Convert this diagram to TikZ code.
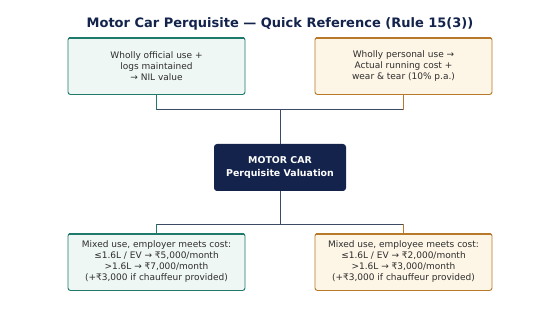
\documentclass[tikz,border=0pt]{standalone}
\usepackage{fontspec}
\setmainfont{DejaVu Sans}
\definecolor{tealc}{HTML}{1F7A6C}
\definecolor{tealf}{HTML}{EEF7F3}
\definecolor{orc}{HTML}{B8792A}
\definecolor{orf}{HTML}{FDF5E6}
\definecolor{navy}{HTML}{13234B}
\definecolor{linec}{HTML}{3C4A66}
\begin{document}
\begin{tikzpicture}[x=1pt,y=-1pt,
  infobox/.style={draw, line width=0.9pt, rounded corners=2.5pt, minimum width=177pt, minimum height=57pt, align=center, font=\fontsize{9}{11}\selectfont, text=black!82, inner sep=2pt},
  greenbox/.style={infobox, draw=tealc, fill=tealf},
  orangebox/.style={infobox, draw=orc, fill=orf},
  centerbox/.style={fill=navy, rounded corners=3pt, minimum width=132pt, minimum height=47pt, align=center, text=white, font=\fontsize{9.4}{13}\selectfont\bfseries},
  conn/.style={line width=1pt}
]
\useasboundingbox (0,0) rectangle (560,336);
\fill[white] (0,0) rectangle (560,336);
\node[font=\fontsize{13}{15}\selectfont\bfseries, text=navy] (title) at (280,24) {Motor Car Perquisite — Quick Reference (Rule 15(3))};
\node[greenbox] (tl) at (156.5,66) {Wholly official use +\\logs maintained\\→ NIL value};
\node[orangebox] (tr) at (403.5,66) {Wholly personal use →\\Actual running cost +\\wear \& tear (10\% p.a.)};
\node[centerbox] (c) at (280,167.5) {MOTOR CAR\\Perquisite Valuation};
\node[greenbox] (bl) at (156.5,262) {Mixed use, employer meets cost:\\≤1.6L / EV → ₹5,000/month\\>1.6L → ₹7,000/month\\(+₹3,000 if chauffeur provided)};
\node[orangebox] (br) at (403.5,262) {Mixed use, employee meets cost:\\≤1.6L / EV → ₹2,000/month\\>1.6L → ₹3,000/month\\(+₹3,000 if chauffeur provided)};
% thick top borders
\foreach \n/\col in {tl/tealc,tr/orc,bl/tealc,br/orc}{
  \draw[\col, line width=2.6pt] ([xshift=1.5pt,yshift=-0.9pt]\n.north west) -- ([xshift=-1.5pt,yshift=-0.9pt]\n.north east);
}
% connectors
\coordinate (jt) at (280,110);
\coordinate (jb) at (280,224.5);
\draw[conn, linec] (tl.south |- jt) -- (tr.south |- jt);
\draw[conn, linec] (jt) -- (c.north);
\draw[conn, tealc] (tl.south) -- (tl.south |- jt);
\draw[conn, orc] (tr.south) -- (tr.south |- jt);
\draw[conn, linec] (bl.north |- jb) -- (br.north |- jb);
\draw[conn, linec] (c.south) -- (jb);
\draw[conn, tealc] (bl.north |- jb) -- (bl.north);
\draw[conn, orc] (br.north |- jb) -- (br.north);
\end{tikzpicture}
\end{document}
● ● ● ●
> GOAL:
Keep every word of the data as it is when you write it out, but drop the pictures.

> TASK RESPONSE:
Convert this diagram to TikZ code.
\documentclass[tikz,border=0pt]{standalone}
\usepackage{fontspec}
\setmainfont{DejaVu Sans}
\definecolor{tealc}{HTML}{1F7A6C}
\definecolor{tealf}{HTML}{EEF7F3}
\definecolor{orc}{HTML}{B8792A}
\definecolor{orf}{HTML}{FDF5E6}
\definecolor{navy}{HTML}{13234B}
\definecolor{linec}{HTML}{3C4A66}
\begin{document}
\begin{tikzpicture}[x=1pt,y=-1pt,
  infobox/.style={draw, line width=0.9pt, rounded corners=2.5pt, minimum width=177pt, minimum height=57pt, align=center, font=\fontsize{9}{11}\selectfont, text=black!82, inner sep=2pt},
  greenbox/.style={infobox, draw=tealc, fill=tealf},
  orangebox/.style={infobox, draw=orc, fill=orf},
  centerbox/.style={fill=navy, rounded corners=3pt, minimum width=132pt, minimum height=47pt, align=center, text=white, font=\fontsize{9.4}{13}\selectfont\bfseries},
  conn/.style={line width=1pt}
]
\useasboundingbox (0,0) rectangle (560,336);
\fill[white] (0,0) rectangle (560,336);
\node[font=\fontsize{13}{15}\selectfont\bfseries, text=navy] (title) at (280,24) {Motor Car Perquisite — Quick Reference (Rule 15(3))};
\node[greenbox] (tl) at (156.5,66) {Wholly official use +\\logs maintained\\→ NIL value};
\node[orangebox] (tr) at (403.5,66) {Wholly personal use →\\Actual running cost +\\wear \& tear (10\% p.a.)};
\node[centerbox] (c) at (280,167.5) {MOTOR CAR\\Perquisite Valuation};
\node[greenbox] (bl) at (156.5,262) {Mixed use, employer meets cost:\\≤1.6L / EV → ₹5,000/month\\>1.6L → ₹7,000/month\\(+₹3,000 if chauffeur provided)};
\node[orangebox] (br) at (403.5,262) {Mixed use, employee meets cost:\\≤1.6L / EV → ₹2,000/month\\>1.6L → ₹3,000/month\\(+₹3,000 if chauffeur provided)};
% thick top borders
\foreach \n/\col in {tl/tealc,tr/orc,bl/tealc,br/orc}{
  \draw[\col, line width=2.6pt] ([xshift=1.5pt,yshift=-0.9pt]\n.north west) -- ([xshift=-1.5pt,yshift=-0.9pt]\n.north east);
}
% connectors
\coordinate (jt) at (280,110);
\coordinate (jb) at (280,224.5);
\draw[conn, linec] (tl.south |- jt) -- (tr.south |- jt);
\draw[conn, linec] (jt) -- (c.north);
\draw[conn, tealc] (tl.south) -- (tl.south |- jt);
\draw[conn, orc] (tr.south) -- (tr.south |- jt);
\draw[conn, linec] (bl.north |- jb) -- (br.north |- jb);
\draw[conn, linec] (c.south) -- (jb);
\draw[conn, tealc] (bl.north |- jb) -- (bl.north);
\draw[conn, orc] (br.north |- jb) -- (br.north);
\end{tikzpicture}
\end{document}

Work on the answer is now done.